* Start Records for this task *
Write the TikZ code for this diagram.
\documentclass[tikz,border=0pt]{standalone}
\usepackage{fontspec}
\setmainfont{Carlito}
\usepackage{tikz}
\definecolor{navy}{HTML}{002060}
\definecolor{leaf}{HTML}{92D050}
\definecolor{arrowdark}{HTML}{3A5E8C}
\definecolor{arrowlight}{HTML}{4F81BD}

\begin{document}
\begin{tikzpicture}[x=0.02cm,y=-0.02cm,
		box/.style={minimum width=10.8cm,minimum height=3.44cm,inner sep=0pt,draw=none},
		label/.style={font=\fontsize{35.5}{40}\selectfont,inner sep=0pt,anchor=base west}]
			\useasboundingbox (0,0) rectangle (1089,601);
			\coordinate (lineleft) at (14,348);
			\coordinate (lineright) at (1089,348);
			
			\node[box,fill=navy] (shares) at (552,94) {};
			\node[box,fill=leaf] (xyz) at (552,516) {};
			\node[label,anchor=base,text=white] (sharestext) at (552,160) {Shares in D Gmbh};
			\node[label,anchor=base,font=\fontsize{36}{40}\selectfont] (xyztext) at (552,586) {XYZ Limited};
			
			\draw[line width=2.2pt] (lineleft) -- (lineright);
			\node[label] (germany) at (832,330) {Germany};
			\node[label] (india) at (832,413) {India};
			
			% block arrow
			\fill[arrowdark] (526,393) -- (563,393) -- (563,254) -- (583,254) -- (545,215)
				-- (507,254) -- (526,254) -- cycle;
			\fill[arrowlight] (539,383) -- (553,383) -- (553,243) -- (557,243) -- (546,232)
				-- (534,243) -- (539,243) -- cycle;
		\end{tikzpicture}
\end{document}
* End Records for this task *
* Start Records for this task *
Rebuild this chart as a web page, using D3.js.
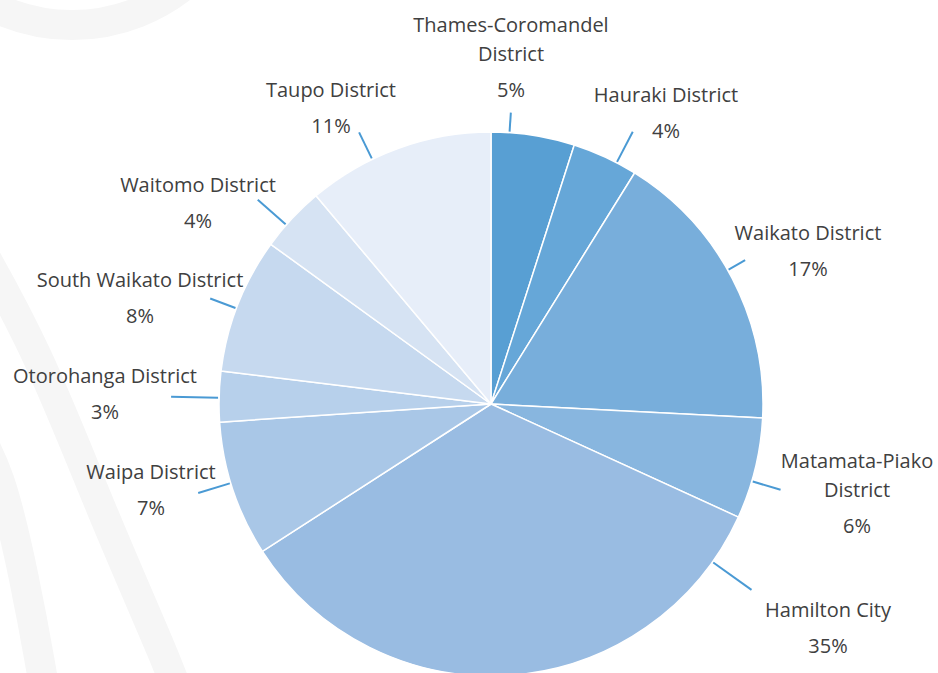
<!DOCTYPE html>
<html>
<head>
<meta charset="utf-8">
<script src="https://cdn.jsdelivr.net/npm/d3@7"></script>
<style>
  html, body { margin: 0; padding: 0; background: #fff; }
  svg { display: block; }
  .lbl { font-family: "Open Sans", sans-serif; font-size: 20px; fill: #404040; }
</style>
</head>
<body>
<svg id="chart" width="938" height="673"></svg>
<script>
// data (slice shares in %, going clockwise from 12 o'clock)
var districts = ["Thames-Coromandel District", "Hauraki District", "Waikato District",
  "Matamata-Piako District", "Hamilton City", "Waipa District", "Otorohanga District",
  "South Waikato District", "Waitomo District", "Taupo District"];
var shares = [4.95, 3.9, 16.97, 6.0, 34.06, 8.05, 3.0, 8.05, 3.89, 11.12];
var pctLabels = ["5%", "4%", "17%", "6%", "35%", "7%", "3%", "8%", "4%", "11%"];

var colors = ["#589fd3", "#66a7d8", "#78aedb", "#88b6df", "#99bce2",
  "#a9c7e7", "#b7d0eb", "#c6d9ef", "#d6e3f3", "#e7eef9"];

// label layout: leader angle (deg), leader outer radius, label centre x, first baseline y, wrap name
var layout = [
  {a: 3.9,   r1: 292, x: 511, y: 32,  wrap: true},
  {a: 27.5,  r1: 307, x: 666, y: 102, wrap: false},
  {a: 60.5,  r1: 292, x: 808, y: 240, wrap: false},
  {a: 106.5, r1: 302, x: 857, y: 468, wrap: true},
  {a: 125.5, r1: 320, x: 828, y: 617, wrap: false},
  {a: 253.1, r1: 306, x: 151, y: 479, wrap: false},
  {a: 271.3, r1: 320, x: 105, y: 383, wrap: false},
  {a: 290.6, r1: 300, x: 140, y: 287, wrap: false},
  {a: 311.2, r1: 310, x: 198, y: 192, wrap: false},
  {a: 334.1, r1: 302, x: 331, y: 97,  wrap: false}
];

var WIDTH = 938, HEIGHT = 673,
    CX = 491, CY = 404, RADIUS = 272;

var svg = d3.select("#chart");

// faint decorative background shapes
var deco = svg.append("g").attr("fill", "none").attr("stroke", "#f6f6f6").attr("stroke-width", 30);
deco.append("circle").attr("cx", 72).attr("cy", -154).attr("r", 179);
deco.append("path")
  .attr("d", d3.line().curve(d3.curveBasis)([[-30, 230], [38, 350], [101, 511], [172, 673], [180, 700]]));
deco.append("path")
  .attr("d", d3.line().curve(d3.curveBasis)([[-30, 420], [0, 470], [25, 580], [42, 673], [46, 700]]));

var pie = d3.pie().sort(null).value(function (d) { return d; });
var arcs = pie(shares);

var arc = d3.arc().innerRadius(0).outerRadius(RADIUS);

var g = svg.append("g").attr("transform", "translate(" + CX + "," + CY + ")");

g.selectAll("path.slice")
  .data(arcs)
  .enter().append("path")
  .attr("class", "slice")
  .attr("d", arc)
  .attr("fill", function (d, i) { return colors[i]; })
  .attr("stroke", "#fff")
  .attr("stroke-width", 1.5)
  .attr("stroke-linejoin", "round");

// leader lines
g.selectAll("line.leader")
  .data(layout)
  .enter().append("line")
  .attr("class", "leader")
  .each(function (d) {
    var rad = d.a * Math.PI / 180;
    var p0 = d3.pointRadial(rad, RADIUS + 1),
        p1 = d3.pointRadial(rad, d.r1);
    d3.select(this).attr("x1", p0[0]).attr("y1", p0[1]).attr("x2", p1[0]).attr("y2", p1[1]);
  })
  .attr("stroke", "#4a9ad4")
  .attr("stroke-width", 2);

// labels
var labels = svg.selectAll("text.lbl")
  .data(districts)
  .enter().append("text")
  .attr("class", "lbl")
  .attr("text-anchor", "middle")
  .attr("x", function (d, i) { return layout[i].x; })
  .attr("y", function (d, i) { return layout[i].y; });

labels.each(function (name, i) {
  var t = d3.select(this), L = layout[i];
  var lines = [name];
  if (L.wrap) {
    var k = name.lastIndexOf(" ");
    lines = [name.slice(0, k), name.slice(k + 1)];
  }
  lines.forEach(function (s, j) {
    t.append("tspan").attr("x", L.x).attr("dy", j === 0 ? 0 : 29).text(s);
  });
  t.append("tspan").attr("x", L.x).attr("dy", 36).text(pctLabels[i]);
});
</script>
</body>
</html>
* End Records for this task *
Search the entries for the word "chart", then list each line that holds it.

Rebuild this chart as a web page, using D3.js.
<svg id="chart" width="938" height="673"></svg>
var svg = d3.select("#chart");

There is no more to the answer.